= Camden, Moorestown, Hainesport and Mount Holly Horse Car Railroad =

Former American railroad company

The Camden, Moorestown, Hainesport and Mount Holly Horse Car Railroad was an American railway company in New Jersey. It was incorporated in 1859 to build a rail line between Camden and Mount Holly, New Jersey. It was consolidated with the Burlington and Mount Holly Railroad and Transportation Company in 1866 to form the Camden and Burlington County Railroad, which ultimately constructed the line from Camden to Mount Holly. Its lines eventually became part of the Pennsylvania Railroad system and are mostly abandoned.

==Background==
The push for a rail link between Camden and Mount Holly was led by Barclay Haines, a prosperous Quaker merchant who had founded the town of Hainesport, New Jersey, on the South Branch Rancocas Creek, and operated a steamboat line between Hainesport and Philadelphia, Pennsylvania. Mount Holly, a center of population on the North Branch Rancocas Creek, had obtained a somewhat roundabout rail outlet in 1849, via the Burlington and Mount Holly Railroad running north to the Camden and Amboy Railroad. Trains on the latter ran south to Camden and connected with Philadelphia by ferry. The Camden and Amboy enjoyed a state-guaranteed monopoly on rail and canal traffic between New York City and Philadelphia, which it guarded jealously through intense lobbying efforts in the New Jersey Legislature. A line from Camden to Mount Holly could form the nucleus of a competing route through southern New Jersey and was accordingly opposed.

Haines obtained a charter for the Camden, Moorestown, Hainesport and Mount Holly Horse Car Railroad from the legislature on March 15, 1859. The railroad was to begin near Eighth Street in Camden, and then run on or nearly paralleling the Camden and Moorestown Turnpike to Moorestown. From there, it would similarly follow the Moorestown and Mount Holly Turnpike through Hainesport to Mount Holly. (The two turnpikes are now County Route 537.) To appease the Camden and Amboy interests, the railroad was explicitly forbidden to use steam locomotives. The charter rights would expire if the railroad was not completed by July 4, 1864. Political shifts during the American Civil War proved favorable to the project. The conflict between the Camden and Amboy and the Raritan and Delaware Bay Railroad led Radical Republicans to assail the monopoly as a manifestation of states' rights. The Camden and Amboy made peace with Haines, who thereafter became their ally in lobbying the legislature. The charter was extended by the legislature for another year in 1864, and another year in 1865.

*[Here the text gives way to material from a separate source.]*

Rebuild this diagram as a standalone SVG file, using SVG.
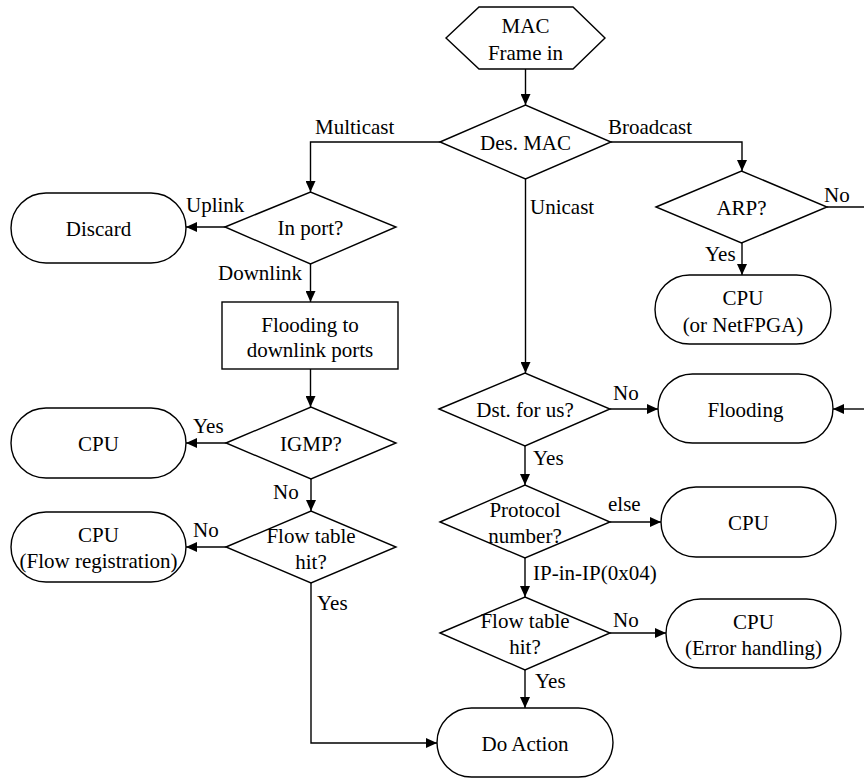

No construction work by the company was officially recorded. However, the speed with which the line was completed by its successor (from 1866 to 1867) suggests that surveying and some grading may have been done. On February 6, 1866, the company was merged with the Burlington County Railroad, which had extended the original Burlington and Mount Holly line to Pemberton, New Jersey, to become the Camden and Burlington County Railroad. The Camden and Burlington County proceeded to construct 15.84 mi of line from the Camden and Amboy at Pavonia (just east of Camden) to a junction with its existing line just south of Mount Holly. It was opened on October 21, 1867, and operated by the Camden and Amboy: the Pavonia to Pemberton line becoming the main line of the Camden and Burlington County. That line became the Pemberton Branch of the Pennsylvania Railroad in 1872; the portion from Pennsauken to Mount Holly survives as the Pemberton Industrial Track of Conrail Shared Assets Operations.